The idea is to modify an extension cable to add a solid-state relay. An additional AC voltmeter lights up when AC power is available (to show that the motor may turn on based on external input). All this is wired into a small 3d-printed case which can be zip-tied or screwed to the case.

Modifying a C14 to C13 power cord lets us make this component modular. It can easily be introduced between the power switch (which is now used as a safety override), and the motor itself.

The full bill of materials is available here.

Detachable Probing

Here’s an interesting problem: the mill has a tool-setter and a touch probe which both have to connect to a single probe input on the controller. The tool-setter will always be connected, but the touch probe has to be detachable without affecting the tool-setter. Both sensors are normally-closed and break the circuit when triggered.

Connecting multiple inputs in series would be the usual way to trip the probe when either is triggered. The problem here is the requirement that the touch probe be removable: if we just remove the touch probe, we won’t be able to use the tool-setter by itself.

Our requirements are:

  1. If the probe is not connected, the PROBE pin must be triggered if:
    1. the tool-setter is triggered, or
    2. in a fault condition.
  2. If the probe is connected, the PROBE pin must be triggered if:
    1. the tool-setter is triggered, or
    2. the removable probe is triggered, or
    3. either is in a fault condition.

For safety reasons we can’t just switch to a normally-open circuit and wire them up in parallel.

The solution I went with is to use a circuit that uses a transistor to short the probe pins when the probe is removed.
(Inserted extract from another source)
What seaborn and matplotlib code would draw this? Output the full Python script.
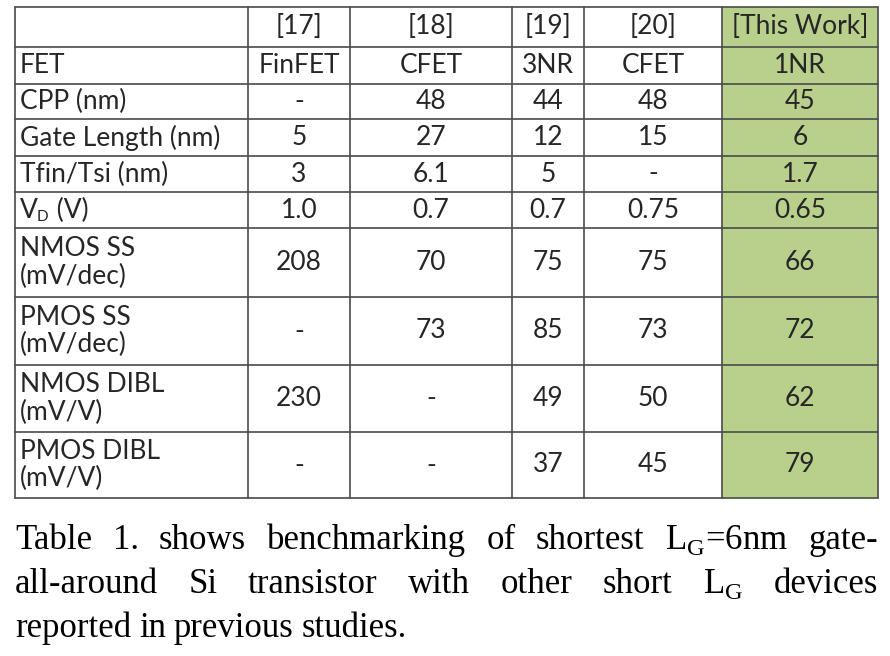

The trick is to short a wire in one of the connectors to ground and use it (along with a board-mounted pull-up resistor) to disable a transistor. The circuit diagram is here:

The component in the middle is an opto-isolator, chosen because I had some handy. A transistor would work just as well.

The circuit was made on a simple breakout board, with 3-pin DX-16 connectors between the controller and the first module, and 5-pin connectors between the breakout board and the tool-setter and the removable probe. To prevent accidentally shorting the 5V rail to ground, each 5-pin connector uses a separate pin for 5V and SENSE.